Future trends shaping finance cloud ERP comparisons
Finance cloud ERP evaluations are increasingly influenced by three trends. First, AI-assisted ERP is moving from experimentation toward embedded productivity, especially in workflow routing, exception handling, and insight generation. Second, governance expectations are rising, which means buyers are paying closer attention to auditability, policy enforcement, and data lineage rather than assuming cloud adoption alone improves control. Third, deployment flexibility is becoming more strategic as enterprises seek to avoid unnecessary vendor lock-in and preserve options across SaaS, dedicated cloud, private cloud, and hybrid cloud models.
As these trends mature, the most resilient ERP strategies will likely combine standardized finance processes with selective extensibility, strong integration governance, and a clear operating model for security and resilience. Enterprises and partners that evaluate platforms through this lens will be better positioned to control cost, support growth, and adapt reporting and compliance requirements without repeated platform disruption.
Executive Conclusion
Finance cloud ERP comparison should be treated as a governance decision as much as a software decision. The best platform is the one that aligns compliance obligations, reporting needs, deployment constraints, and operating economics into a sustainable model. SaaS platforms can deliver speed and standardization. Dedicated, private, hybrid, or self-hosted approaches can deliver greater control and extensibility. Neither is inherently superior without context.

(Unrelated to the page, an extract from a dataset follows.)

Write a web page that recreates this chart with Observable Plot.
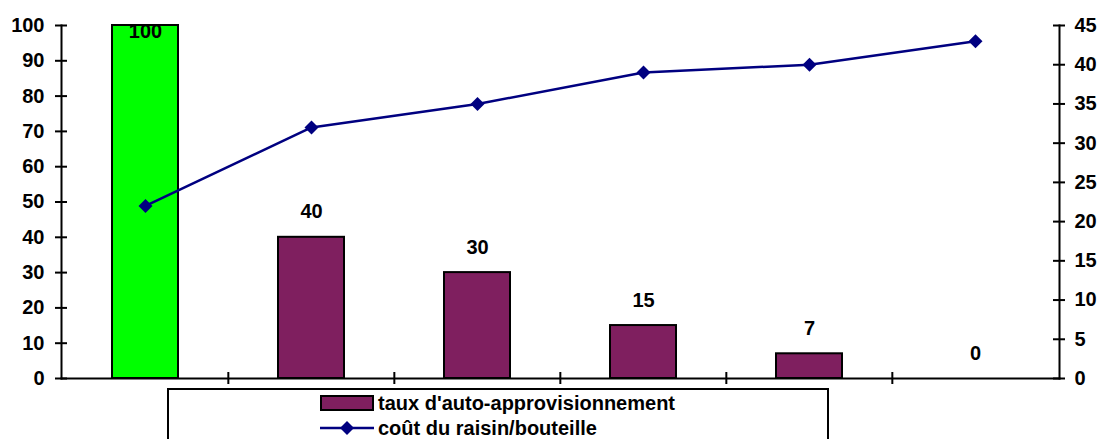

For CIOs, architects, partners, and transformation leaders, the most effective path is to evaluate finance ERP options against real business scenarios, model TCO beyond license cost, and define control ownership before implementation begins. Organizations that do this well reduce lock-in risk, improve reporting confidence, and create a finance platform that supports both compliance and growth. Where partner-led delivery, white-label ERP, or managed operations are part of the strategy, selecting a platform and service model together can materially improve long-term outcomes.